At this age, students should be reading most words smoothly so they can focus on meaning. If long words are still a daily struggle, mention it to the teacher. At home, break long words into chunks and look for familiar parts like un, re, ing, or tion.
A common arc is narrative in the fall, opinion in the winter, and informational or research writing in the spring, with reading units that feed each one. Pair each writing genre with mentor texts so students see the moves before trying them. Build research and citation skills gradually.
Quoting accurately, summarizing without retelling everything, and figuring out theme tend to need the most practice. On the writing side, students often need help with paragraphing, transitions, and keeping verb tense steady. Plan short, repeated mini-lessons across units instead of one big push.
Students are expected to use commas in lists and after introductory phrases, handle perfect tenses like had walked, and spell grade-level words correctly.

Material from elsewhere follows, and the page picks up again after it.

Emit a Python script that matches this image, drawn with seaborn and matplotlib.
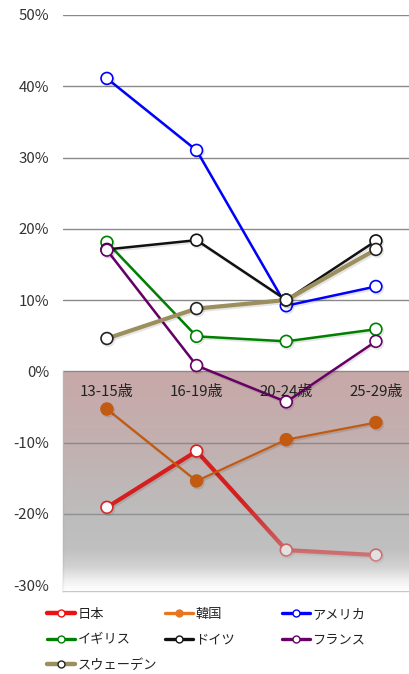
"""
Youth attitude survey: change by age group (recreated line chart)
"""

import numpy as np
import pandas as pd
import matplotlib.pyplot as plt
import matplotlib.patheffects as pe
from matplotlib.lines import Line2D
from matplotlib.colors import LinearSegmentedColormap
import seaborn as sns

# ---- data -------------------------------------------------------------
age_groups = ['13-15歳', '16-19歳', '20-24歳', '25-29歳']

japan = [-19.1, -11.2, -25.1, -25.8]
korea = [-5.3, -15.4, -9.6, -7.2]
usa = [41.1, 31.0, 9.2, 11.9]
uk = [18.1, 4.9, 4.2, 5.9]
germany = [17.1, 18.4, 10.0, 18.3]
france = [17.0, 0.8, -4.3, 4.2]
sweden = [4.6, 8.8, 10.0, 17.1]

series_names = ['日本', '韓国', 'アメリカ', 'イギリス', 'ドイツ', 'フランス', 'スウェーデン']
series_values = [japan, korea, usa, uk, germany, france, sweden]

y_ticks = [50, 40, 30, 20, 10, 0, -10, -20, -30]

# ---- styles -------------------------------------------------------------
styles = {
    '日本':       dict(color='#d61e1e', edge='#d61e1e', lw=3.0, filled=False, legend='#ee1111'),
    '韓国':       dict(color='#c25a12', edge='#c25a12', lw=1.6, filled=True, legend='#e8761e'),
    'アメリカ':   dict(color='#0000ff', edge='#0000ff', lw=1.8, filled=False, legend='#0000ff'),
    'イギリス':   dict(color='#008000', edge='#008000', lw=1.8, filled=False, legend='#008000'),
    'ドイツ':     dict(color='#111111', edge='#111111', lw=1.8, filled=False, legend='#111111'),
    'フランス':   dict(color='#660066', edge='#660066', lw=1.8, filled=False, legend='#660066'),
    'スウェーデン': dict(color='#9c8f5e', edge='#222222', lw=3.0, filled=False, legend='#9c8f5e'),
}

sns.set_style('white')
plt.rcParams['font.family'] = ['Noto Sans CJK JP', 'DejaVu Sans']

df = pd.DataFrame({
    'age': age_groups * len(series_names),
    'country': np.repeat(series_names, len(age_groups)),
    'value': np.concatenate(series_values),
})

fig = plt.figure(figsize=(4.10, 6.74), dpi=100)
ax = fig.add_axes([63 / 410, 1 - 591 / 674, 1 - 63 / 410, (591 - 15) / 674])

x_min, x_max = -0.49, 3.38
y_min, y_max = -30.84, 50
ax.set_xlim(x_min, x_max)
ax.set_ylim(y_min, y_max)

# negative area: rosy -> grey -> white gradient
bg_stops = [(0.0, '#c8a8a8'), (10 / 30.84, '#c3b0b0'), (19 / 30.84, '#bdbbbb'),
            (25.0 / 30.84, '#c0c0c0'), (27.5 / 30.84, '#d2d2d2'),
            (29.4 / 30.84, '#f0f0f0'), (1.0, '#ffffff')]
bg_cmap = LinearSegmentedColormap.from_list('neg_bg', bg_stops)
grad = np.linspace(0, 1, 256).reshape(-1, 1)
ax.imshow(grad, cmap=bg_cmap, aspect='auto', origin='upper',
          extent=[x_min, x_max, y_min, 0], zorder=0, interpolation='bicubic')

for t in y_ticks[:-1]:
    ax.axhline(t, color='#8a8a8a', lw=1.0, zorder=1)

shadow = [pe.SimpleLineShadow(offset=(1.0, -1.3), alpha=0.1, shadow_color='black'),
          pe.Normal()]

for name in series_names:
    st = styles[name]
    sub = df[df['country'] == name]
    z = 2 if name == '日本' else 4
    sns.lineplot(data=sub, x='age', y='value', ax=ax, sort=False,
                 color=st['color'], lw=st['lw'], marker='o', markersize=8.5,
                 markerfacecolor=st['color'] if st['filled'] else 'white',
                 markeredgecolor=st['edge'], markeredgewidth=1.2,
                 zorder=z, legend=False)
    ax.lines[-1].set_path_effects(shadow)

# fade of the lower part of the Japan line into the background
fade = np.ones((256, 1, 4))
rgb = bg_cmap(np.linspace(18 / 30.84, 1, 256))[:, :3]
fade[:, 0, :3] = rgb
fade[:, 0, 3] = np.clip(np.linspace(0, 0.9, 256), 0, 1) ** 1.1
ax.imshow(fade, aspect='auto', origin='upper',
          extent=[x_min, x_max, y_min, -18], zorder=3, interpolation='bicubic')

# category labels inside the negative area
for i, lab in enumerate(age_groups):
    ax.text(i, -2.95, lab, ha='center', va='center', fontsize=10.8,
            color='#222222', zorder=5)

ax.set_xticks([])
ax.set_yticks(y_ticks)
ax.set_yticklabels([f'{t}%' for t in y_ticks], fontsize=10.8, color='#333333')
ax.tick_params(axis='y', length=0, pad=10)
ax.set_xlabel('')
ax.set_ylabel('')

for s in ['top', 'right']:
    ax.spines[s].set_visible(False)
ax.spines['left'].set_bounds(y_min, 0)
ax.spines['left'].set_color('#b5b5b5')
ax.spines['bottom'].set_color('#c8c8c8')
ax.spines['left'].set_linewidth(1.0)
ax.spines['bottom'].set_linewidth(1.0)

# legend, three hand-placed columns
def handle(name):
    st = styles[name]
    return Line2D([], [], color=st['legend'], lw=3.2 if st['lw'] > 2.5 else 2.4,
                  marker='o', markersize=5,
                  markerfacecolor=st['legend'] if st['filled'] else 'white',
                  markeredgecolor=st['edge'] if name == 'スウェーデン' else st['legend'],
                  markeredgewidth=1.0)

columns = [(['日本', 'イギリス', 'スウェーデン'], 47),
           (['韓国', 'ドイツ'], 165),
           (['アメリカ', 'フランス'], 282)]
for names, x_px in columns:
    fig.legend([handle(n) for n in names], names, loc='upper left',
               bbox_to_anchor=(x_px / 410, 1 - 608 / 674), frameon=False,
               borderpad=0, borderaxespad=0, handlelength=2.1,
               handletextpad=0.2, labelspacing=0.95, fontsize=9.5,
               labelcolor='#222222')

fig.savefig('out.png', dpi=100)
plt.close(fig)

Short, regular practice works better than long worksheets. At home, proofreading a few sentences together counts.
By June, students should read a grade-level book and explain the theme using two or three quotes, write a multi-paragraph piece with a clear opinion and evidence, and join a discussion by building on what others said. Research projects with several sources should feel doable, not scary.
Ask students to say their question out loud, then list two or three sources and one fact from each in their own words. Remind them to write down where each fact came from. Paraphrasing is the hardest part, so practice saying it a different way before writing.